Background: A new health care technology must be cost-effective in order to be adopted. If evidence regarding cost-effectiveness is uncertain, then the decision maker faces two choices: (1) adopt the technology and run the risk that it is less effective in actual practice, or (2) reject the technology and risk that potential health is forgone. A new depression eHealth service was found to be cost-effective in a previously published study. The results, however, were unreliable because it was based on a pilot clinical trial. A conservative decision maker would normally require stronger evidence for the intervention to be implemented.

Objective: Our objective was to evaluate how to facilitate service implementation by shifting the burden of risk due to uncertainty to the service provider and ensure that the intervention remains cost-effective during routine use.

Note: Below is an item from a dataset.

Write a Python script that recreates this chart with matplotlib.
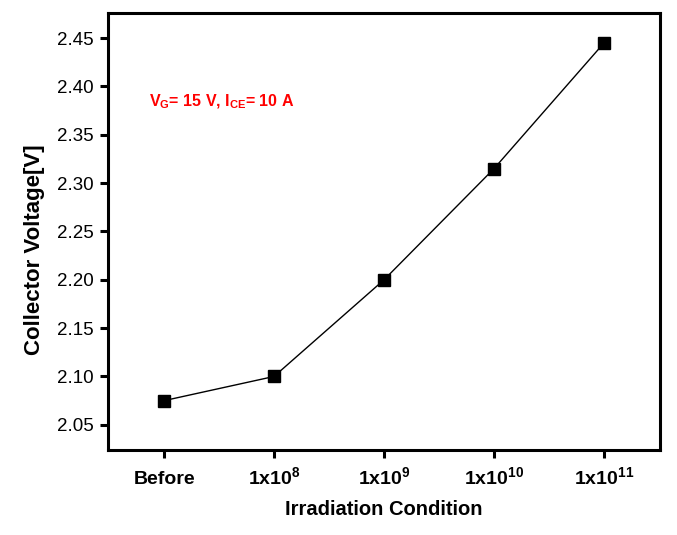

Methods: We propose a risk-sharing scheme, where the service cost depends on the actual effectiveness of the service in real-life setting. Routine efficacy data can be used as the input to the cost-effectiveness model, which employs a mapping function to translate a depression specific score into quality-adjusted life-years. The latter is the denominator in the cost-effectiveness ratio calculation, required by the health care decision maker. The output of the model is a "value graph", showing intervention value as a function of its observed (future) efficacy, using the €30,000 per quality-adjusted life-year (QALY) threshold.

Results: We found that the eHealth service should improve the patient's outcome by at least 11.9 points on the Beck Depression Inventory scale in order for the cost-effectiveness ratio to remain below the €30,000/QALY threshold. The value of a single point improvement was found to be between €200 and €700, depending on depression severity at treatment start. Value of the eHealth service, based on the current efficacy estimates, is €1900, which is significantly above its estimated cost (€200).

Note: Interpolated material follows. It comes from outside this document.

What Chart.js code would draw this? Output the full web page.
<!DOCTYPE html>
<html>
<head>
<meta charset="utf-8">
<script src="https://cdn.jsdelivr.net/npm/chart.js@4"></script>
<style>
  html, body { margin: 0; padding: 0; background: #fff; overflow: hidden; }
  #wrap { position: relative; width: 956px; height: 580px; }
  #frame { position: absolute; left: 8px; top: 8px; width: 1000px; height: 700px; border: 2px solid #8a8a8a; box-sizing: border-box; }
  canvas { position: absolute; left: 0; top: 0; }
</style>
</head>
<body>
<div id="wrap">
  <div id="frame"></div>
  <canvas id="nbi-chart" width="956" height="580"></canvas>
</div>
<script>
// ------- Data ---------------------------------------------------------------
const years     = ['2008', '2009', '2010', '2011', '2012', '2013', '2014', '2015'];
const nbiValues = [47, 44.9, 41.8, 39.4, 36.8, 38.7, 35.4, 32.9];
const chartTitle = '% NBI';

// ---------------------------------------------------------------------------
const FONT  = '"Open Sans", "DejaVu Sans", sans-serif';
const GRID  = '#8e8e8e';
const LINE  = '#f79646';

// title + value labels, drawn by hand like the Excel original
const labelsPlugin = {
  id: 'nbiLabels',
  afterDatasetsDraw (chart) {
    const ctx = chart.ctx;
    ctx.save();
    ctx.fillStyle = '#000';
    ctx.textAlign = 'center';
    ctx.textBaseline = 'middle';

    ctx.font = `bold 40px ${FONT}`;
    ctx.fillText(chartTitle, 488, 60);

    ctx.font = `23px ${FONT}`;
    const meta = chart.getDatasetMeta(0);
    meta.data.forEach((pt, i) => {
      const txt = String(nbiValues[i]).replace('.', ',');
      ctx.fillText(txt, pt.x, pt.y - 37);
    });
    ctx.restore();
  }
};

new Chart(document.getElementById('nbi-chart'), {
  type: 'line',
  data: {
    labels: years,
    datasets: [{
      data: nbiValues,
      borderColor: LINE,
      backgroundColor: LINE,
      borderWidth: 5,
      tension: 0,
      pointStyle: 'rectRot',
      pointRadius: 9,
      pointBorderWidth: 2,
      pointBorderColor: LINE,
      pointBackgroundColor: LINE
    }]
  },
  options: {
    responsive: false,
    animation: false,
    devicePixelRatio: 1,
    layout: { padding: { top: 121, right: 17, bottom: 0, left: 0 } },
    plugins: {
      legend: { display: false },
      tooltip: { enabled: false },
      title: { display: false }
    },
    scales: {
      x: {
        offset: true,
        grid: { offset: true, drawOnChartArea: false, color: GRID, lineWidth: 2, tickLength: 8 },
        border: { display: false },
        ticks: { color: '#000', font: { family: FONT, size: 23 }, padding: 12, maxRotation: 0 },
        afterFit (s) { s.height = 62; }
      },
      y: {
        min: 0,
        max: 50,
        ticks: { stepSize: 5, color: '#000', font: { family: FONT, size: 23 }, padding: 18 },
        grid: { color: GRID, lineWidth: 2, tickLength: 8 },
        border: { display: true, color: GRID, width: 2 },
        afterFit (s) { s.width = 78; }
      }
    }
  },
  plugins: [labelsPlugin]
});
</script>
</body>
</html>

Conclusions: The eHealth depression service is particularly suited to routine monitoring, since data can be gathered through the Internet within the service communication channels. This enables real-time cost-effectiveness evaluation and allows a value-based price to be established. We propose a novel pricing scheme where the price is set to a point in the interval between cost and value, which provides an economic surplus to both the payer and the provider. Such a business model will assure that a portion of the surplus is retained by the payer and not completely appropriated by the private provider. If the eHealth service were to turn out less effective than originally anticipated, then the price would be lowered in order to achieve the cost-effectiveness threshold and this risk of financial loss would be borne by the provider.

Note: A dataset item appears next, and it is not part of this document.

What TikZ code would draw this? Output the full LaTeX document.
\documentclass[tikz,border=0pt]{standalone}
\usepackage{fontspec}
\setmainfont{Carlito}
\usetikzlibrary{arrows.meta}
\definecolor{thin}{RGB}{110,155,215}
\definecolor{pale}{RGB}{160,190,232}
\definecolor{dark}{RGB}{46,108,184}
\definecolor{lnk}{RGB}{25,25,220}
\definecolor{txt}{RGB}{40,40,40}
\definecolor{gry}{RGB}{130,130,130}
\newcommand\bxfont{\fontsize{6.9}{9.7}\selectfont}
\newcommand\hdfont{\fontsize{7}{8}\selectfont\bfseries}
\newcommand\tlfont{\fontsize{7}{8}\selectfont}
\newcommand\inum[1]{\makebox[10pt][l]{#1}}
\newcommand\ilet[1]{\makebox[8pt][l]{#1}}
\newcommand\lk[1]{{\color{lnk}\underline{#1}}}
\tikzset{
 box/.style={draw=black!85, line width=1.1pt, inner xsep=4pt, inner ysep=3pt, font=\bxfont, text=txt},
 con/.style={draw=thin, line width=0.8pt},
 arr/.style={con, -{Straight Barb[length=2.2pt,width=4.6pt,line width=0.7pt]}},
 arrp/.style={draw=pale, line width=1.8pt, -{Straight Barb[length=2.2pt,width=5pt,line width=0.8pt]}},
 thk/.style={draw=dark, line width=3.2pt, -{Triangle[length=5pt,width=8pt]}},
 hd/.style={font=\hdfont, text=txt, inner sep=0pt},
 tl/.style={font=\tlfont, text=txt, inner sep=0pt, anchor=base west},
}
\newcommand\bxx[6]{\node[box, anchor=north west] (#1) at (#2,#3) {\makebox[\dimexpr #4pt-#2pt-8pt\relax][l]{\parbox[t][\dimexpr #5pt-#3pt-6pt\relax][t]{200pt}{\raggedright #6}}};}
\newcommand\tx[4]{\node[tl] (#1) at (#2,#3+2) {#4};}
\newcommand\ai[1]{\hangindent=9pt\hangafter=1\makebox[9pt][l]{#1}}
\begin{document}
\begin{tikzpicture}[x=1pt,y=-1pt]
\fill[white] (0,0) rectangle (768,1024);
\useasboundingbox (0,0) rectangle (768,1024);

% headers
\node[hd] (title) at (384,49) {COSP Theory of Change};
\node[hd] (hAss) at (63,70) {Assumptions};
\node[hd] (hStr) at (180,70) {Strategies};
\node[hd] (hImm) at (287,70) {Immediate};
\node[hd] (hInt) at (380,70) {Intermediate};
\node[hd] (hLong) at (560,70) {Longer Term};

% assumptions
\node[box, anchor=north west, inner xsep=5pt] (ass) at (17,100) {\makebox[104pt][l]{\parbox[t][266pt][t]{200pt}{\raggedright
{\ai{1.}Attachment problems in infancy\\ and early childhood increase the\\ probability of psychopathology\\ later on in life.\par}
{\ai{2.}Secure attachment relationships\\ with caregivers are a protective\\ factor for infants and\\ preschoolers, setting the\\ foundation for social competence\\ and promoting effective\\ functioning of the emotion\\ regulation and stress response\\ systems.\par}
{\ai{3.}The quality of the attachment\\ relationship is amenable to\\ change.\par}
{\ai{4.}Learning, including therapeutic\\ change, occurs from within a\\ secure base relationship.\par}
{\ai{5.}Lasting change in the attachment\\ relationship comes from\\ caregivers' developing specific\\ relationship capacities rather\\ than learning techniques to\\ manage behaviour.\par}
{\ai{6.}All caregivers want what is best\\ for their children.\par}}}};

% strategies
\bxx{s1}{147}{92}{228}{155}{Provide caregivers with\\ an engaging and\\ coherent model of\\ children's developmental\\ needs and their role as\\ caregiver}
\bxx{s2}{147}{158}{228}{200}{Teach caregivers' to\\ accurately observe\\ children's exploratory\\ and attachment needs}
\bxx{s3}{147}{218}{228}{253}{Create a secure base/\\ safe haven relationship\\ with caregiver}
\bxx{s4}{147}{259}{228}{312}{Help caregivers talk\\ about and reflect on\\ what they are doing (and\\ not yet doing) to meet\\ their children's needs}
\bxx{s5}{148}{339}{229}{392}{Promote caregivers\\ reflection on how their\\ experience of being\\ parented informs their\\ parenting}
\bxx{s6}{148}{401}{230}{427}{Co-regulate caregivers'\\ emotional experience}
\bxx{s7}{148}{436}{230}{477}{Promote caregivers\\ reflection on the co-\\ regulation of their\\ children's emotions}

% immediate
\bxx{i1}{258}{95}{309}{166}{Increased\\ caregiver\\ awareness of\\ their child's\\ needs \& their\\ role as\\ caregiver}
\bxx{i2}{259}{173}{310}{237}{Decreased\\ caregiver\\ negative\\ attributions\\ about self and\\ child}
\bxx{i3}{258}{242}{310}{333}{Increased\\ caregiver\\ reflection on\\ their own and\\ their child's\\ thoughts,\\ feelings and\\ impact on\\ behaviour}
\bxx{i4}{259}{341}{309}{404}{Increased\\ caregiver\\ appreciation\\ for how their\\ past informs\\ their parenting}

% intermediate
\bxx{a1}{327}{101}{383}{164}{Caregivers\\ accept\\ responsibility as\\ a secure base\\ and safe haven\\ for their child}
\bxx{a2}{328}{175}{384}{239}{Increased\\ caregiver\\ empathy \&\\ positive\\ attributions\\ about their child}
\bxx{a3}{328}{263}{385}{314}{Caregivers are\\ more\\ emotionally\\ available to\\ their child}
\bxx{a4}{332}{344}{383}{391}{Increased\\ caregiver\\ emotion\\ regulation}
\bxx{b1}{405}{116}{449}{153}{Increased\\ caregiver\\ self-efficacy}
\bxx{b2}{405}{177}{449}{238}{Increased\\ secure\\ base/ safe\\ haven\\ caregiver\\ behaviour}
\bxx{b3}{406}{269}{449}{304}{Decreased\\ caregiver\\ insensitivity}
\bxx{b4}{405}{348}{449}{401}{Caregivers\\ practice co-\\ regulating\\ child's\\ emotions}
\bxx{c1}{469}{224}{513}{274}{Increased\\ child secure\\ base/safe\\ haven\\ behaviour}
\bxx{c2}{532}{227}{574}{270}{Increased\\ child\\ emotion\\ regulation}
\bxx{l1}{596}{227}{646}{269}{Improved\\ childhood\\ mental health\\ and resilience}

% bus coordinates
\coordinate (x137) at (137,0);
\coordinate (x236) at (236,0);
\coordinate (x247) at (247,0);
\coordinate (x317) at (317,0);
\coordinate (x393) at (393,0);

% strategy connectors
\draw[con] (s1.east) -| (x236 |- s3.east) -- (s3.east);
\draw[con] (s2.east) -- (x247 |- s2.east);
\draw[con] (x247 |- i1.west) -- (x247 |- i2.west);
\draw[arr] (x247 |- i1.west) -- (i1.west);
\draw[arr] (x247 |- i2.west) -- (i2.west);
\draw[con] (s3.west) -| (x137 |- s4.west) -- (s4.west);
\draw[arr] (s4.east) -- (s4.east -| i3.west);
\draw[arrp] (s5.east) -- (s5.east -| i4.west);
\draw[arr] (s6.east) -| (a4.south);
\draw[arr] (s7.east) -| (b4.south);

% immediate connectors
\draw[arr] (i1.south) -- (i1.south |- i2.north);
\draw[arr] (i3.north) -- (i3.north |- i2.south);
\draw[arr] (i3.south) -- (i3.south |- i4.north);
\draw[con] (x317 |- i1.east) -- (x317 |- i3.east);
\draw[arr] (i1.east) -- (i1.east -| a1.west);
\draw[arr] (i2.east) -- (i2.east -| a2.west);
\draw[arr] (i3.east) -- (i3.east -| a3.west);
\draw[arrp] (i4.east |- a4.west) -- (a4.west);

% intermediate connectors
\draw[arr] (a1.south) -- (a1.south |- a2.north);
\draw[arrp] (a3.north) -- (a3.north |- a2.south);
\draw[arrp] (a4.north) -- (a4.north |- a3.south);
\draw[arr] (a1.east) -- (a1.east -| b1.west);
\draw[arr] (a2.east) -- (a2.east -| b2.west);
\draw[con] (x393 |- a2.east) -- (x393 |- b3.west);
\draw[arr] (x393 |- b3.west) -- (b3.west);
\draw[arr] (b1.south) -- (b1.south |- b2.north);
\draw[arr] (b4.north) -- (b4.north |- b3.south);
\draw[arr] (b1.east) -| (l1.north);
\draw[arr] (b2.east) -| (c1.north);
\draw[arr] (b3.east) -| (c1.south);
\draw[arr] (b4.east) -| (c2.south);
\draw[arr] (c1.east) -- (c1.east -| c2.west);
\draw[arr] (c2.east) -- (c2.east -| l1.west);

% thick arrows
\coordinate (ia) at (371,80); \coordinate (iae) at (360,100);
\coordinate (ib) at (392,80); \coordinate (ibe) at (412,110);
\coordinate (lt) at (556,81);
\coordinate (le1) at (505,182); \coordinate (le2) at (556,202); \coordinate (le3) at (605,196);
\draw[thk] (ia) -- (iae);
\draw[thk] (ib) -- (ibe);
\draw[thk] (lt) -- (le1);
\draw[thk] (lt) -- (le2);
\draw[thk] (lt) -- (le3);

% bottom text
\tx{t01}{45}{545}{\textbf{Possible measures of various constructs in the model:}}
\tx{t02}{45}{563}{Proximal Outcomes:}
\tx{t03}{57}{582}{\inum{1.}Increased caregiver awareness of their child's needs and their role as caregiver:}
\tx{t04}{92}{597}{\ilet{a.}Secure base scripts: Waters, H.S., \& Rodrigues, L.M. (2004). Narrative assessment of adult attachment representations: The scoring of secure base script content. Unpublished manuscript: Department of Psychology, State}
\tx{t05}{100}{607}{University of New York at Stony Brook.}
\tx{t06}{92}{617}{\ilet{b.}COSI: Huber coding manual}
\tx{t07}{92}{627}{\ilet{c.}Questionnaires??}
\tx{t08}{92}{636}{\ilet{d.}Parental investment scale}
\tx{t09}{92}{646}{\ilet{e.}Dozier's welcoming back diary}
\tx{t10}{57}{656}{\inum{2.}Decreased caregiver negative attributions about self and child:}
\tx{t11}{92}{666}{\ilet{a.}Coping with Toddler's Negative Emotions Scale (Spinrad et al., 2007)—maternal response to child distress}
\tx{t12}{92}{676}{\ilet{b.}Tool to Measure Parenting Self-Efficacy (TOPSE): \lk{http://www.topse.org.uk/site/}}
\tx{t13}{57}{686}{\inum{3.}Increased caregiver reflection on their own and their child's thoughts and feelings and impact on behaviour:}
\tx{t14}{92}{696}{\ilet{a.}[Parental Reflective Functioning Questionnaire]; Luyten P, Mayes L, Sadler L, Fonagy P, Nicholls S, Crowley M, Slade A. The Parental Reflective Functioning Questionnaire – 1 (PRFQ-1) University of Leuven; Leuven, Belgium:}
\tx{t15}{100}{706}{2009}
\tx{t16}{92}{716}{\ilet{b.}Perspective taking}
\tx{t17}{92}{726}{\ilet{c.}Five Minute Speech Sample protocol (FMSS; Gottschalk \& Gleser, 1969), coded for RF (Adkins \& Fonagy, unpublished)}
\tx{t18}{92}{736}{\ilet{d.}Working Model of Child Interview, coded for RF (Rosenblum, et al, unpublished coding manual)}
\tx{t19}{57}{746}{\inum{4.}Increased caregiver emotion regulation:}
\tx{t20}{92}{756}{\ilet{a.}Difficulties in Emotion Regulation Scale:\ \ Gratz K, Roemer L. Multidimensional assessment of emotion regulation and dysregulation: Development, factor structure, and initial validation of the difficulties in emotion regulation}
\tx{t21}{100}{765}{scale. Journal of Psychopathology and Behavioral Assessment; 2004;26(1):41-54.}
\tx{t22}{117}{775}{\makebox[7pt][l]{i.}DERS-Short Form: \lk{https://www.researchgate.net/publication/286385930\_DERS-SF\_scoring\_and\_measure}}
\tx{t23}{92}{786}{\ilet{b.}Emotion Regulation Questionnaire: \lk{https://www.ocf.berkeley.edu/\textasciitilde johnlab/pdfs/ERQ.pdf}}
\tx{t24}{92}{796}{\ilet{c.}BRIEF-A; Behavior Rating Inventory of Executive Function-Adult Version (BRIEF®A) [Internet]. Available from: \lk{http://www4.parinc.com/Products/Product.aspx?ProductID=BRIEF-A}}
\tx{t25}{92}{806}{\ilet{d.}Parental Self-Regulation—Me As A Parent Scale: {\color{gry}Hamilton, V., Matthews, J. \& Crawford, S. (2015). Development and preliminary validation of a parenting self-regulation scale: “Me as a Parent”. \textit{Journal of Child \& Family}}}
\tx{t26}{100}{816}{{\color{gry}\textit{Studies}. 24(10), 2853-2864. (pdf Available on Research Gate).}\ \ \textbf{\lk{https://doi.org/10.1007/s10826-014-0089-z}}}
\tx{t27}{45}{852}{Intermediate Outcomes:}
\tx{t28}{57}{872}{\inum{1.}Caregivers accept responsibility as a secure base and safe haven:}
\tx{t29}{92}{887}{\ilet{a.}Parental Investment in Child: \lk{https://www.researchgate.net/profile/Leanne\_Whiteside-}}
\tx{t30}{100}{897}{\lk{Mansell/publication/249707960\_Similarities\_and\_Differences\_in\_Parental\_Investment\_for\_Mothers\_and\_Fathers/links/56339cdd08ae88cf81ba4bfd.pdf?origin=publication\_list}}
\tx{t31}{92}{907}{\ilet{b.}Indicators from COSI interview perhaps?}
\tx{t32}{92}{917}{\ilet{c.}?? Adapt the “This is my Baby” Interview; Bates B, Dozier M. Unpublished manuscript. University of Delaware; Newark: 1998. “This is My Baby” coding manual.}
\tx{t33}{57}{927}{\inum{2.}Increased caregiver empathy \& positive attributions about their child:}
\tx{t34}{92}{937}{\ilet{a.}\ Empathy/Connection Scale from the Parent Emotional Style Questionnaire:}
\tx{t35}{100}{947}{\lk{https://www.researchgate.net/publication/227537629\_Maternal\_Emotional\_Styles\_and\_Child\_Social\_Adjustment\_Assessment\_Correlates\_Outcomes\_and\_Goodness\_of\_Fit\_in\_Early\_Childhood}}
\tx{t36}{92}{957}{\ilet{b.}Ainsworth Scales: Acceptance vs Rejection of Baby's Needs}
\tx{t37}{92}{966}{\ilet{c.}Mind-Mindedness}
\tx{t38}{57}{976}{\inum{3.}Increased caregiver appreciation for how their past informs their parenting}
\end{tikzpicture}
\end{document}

Keywords: depression; medical economics; value-based purchasing.

Figure 1

Box-plots of BDI scores for patients, entering the pilot trial (initial BDI) and treatment/control groups at the end of the pilot trial (piecewise linear line shows how BDI score [horizontal axis] is mapped onto the QALY scale [vertical axis]).

Figure 2

Relation between intervention value, price, and cost, depending on the actual efficacy (BDI improvement) during routine use (intervention value calculated using €30,000/QALY threshold; shaded regions depict provider loss and social surplus, shared between the provider and payer at an example ratio of 1:1 [50% private appropriation level, intervention cost at €200 per patient]).

Figure 3

Value of a BDI point improvement (treatment minus control) as a function of the patient's initial BDI score (calculation based on a treatment effect of 10 BDI points).